ON A sunny June afternoon in 1982, Park Technician Dr. Ferrel Atkins and I ambled around the site of Abner Sprague's old homestead in Moraine Park. Not much of the place remained for us to see. In fact, if Dr. Atkins had not been able to point to places where roads once ran, where buildings housed guests, and where a golf course existed, most eyes would never have guessed that a homestead, a resort, and a restoration had all occupied that space over the course of a century. In a similar way, as our minds contemplate the current scenes of Rocky Mountain National Park, it is easy to overlook the many efforts and struggles those in the past encountered as they met these mountains.

Sitting vacant in Moraine Park, about to be removed, the ghost-like structures of the Sprague-Stead's ranch recalled a vacationing style of an earlier era. Barely a trace of that old resort can be found today. (RMNPHC)

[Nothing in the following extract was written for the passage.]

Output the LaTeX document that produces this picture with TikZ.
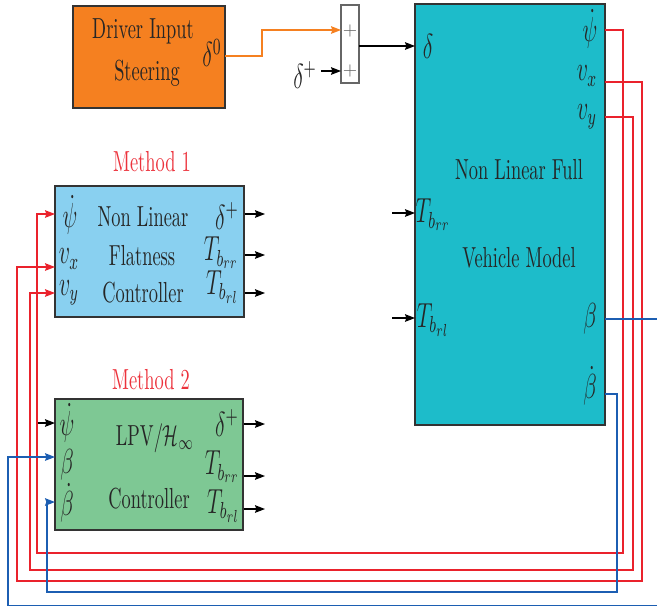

As Dr. Atkins recounted the many details of Abner Sprague's life, one could almost envision how that hardy pioneer first saw this spot. There is no doubt that he saw the area change from its wild eststate into a popular public park. Within his lifetime, Sprague saw people change the land and watched the land change them. Hunters in the wilderness became settlers; ranchers became resort operators; exploiters became conservationists; preservationists became park supporters; park officials became promoters; and park protectors became wilderness defenders. Only change was constant.

What Dr. Atkins could see in that old homestead site very few modern travelers could discern without benefit of an educated memory as a guide. For only by pondering the accounts of the past can we ever imagine what those pioneers first saw when their eyes met these mountains. Only by reading the letters of Isabella Bird to her sister can we really understand what it must have been like to climb Longs Peak in the absence of crowds waiting to attain the summit. Only by reviewing the many books of Enos Mills can we examine the birth of the conservation movement as it pertained to this section of the West. Only by paging through dozens of government documents can we sense the vision of Superintendent Roger Toll and other park officials as they planned for the future. What our memory's eye shows us in retrospect is a much grander vision than that enjoyed by Sprague, or Bird, or Mills, or Toll, but to them we owe gratitude for their concern for this small section of one of the planet's great mountain chains.

It is our fortune to be able to cast an eye toward the past and perhaps glean some nuggets of knowledge from the experience of those who have gone before us. They may help us put our present in perspective. Even more important, seeing how this land has been treated through time may help us determine how we prefer to see it in the future. For Rocky Mountain National Park's future, like its past, is now in our hands.